The cancelation of the festival was a let down for many, especially after Roberts abandoned the original raid. While he started planning a smaller festival to take place in downtown Las Vegas called The Area 51 Celebration, confused fans and enthusiasts headed to Rachel for celebration and a fun time, accompanied by some people serious about raiding the facility. The town was flooded with excited fans, YouTubers, and anyone looking for a fun time. Although local law enforcement was told to be at the ready for an attack, there were only two reported arrests. One was for trying to break into Area 51 while the other was related to alcohol. 

Lincoln County Sheriff Kerry Lee was at the event, making sure no one actually tried storming Area 51.

Taken from Time
Memories in the Making: Raiders of Area 51 gather together after a day of fun for a photo to remember their failed raid.

 “They did threaten that they were going to storm,” he said in an interview on CNN. “Once officers warned them about the consequences for storming the base, they did have second thoughts.”

In general, the event seemed to be more of a fun festival rather than a raid. 

“The guards were unbelievably nice. They took photos with everyone and were pretty much just smiling.” Australian Youtuber Danny Philippou told TIME news. 

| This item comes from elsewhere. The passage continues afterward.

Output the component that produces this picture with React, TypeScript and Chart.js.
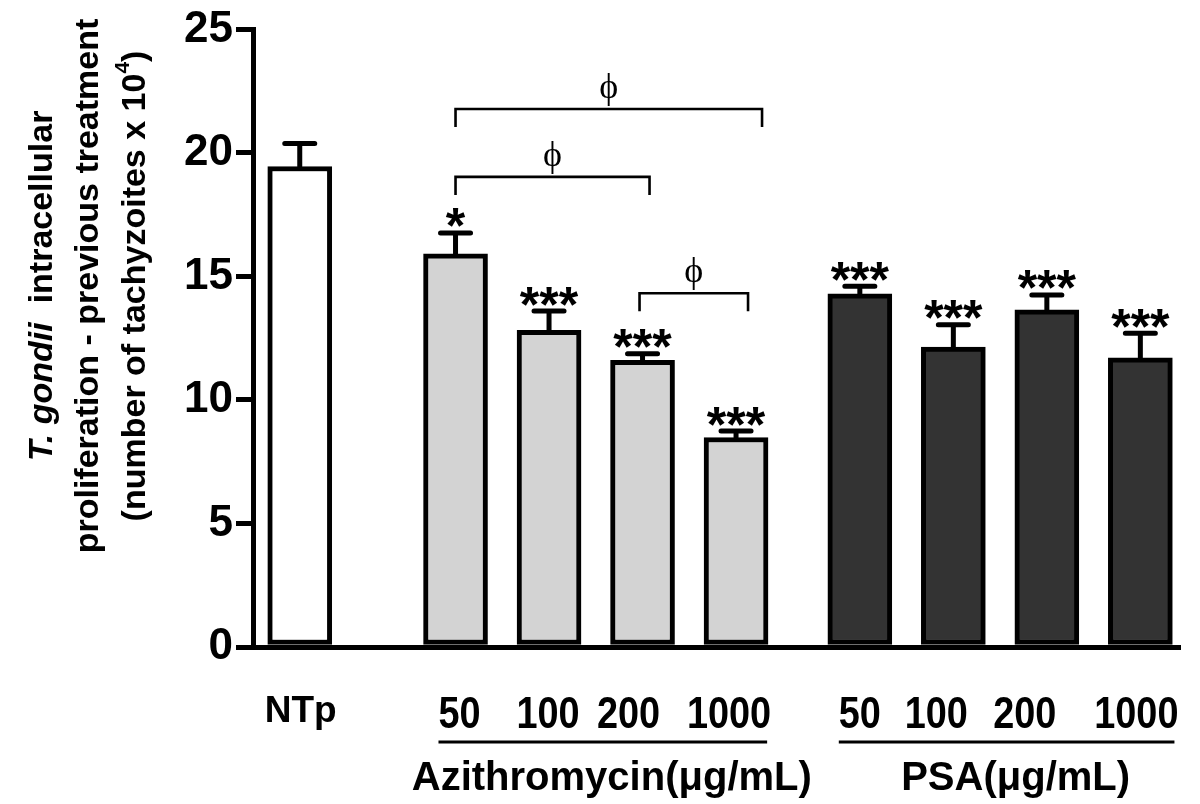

So although no one actually “raided” Area 51, it was still an entertaining sight for people watching from the sidelines. There were joke raids, fun costumes, and for many an overall sense of community as people partied the day away. And yes, there was a Naruto runner. 

“Frankly,” Joerg Arnu, resident of Rachel told the times, “We are breathing a sigh of relief. It feels like mission accomplished.”